Vulnerability Communication: A Culture Problem

Sure, Cisco’s advisories make for dry reading, but at least they’re timely. The real tragedy is that for every admin who reads them, there are dozens who don’t or aren’t empowered to move fast. Maybe there’s a ticket in the queue, waiting for approval cycles or after the next quarterly upgrade. Maybe the patch process is a Kafkaesque nightmare. Or maybe, after the last spaghetti incident, you’re afraid the fix will brick some obscure legacy workflow.

But this is the modern attack surface: plain old web interfaces getting tripped up by request handling logic, services with internal APIs no one bothered to truly lock down. The security industry shouts “patch now” with every breath, but that’s the right answer because, time and again, the alternative is much, much worse.

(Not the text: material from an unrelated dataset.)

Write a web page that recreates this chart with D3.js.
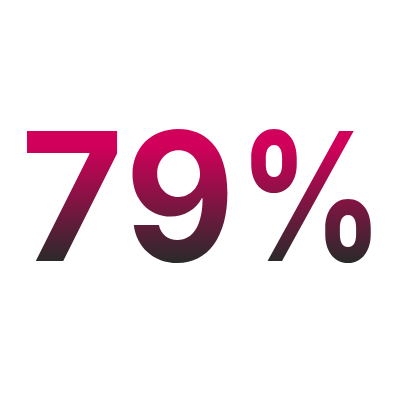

Stop Waiting for Miracles: Patch Like Your Budget Depends on It

There’s always excuses—maintenance windows clash with endless business priorities, upgrade instructions read like ancient Sumerian, and QA still doesn’t exist for half your config. None of that will matter when ransomware hits or a competitor leaks internal docs thanks to a compromised UCS server. Attackers don’t care about your change management policy. They care about that one system no one thought was important enough to fix.

Cisco will keep shipping patches, and attackers will keep probing for the laggards. The tools for both sides are automated now. If you find yourself wondering which side is moving faster, you already know the answer—you can either keep pace or become the next case study in why patch management isn’t just a nice-to-have. It’s the only thing standing between you and a packed server room full of very avoidable disasters.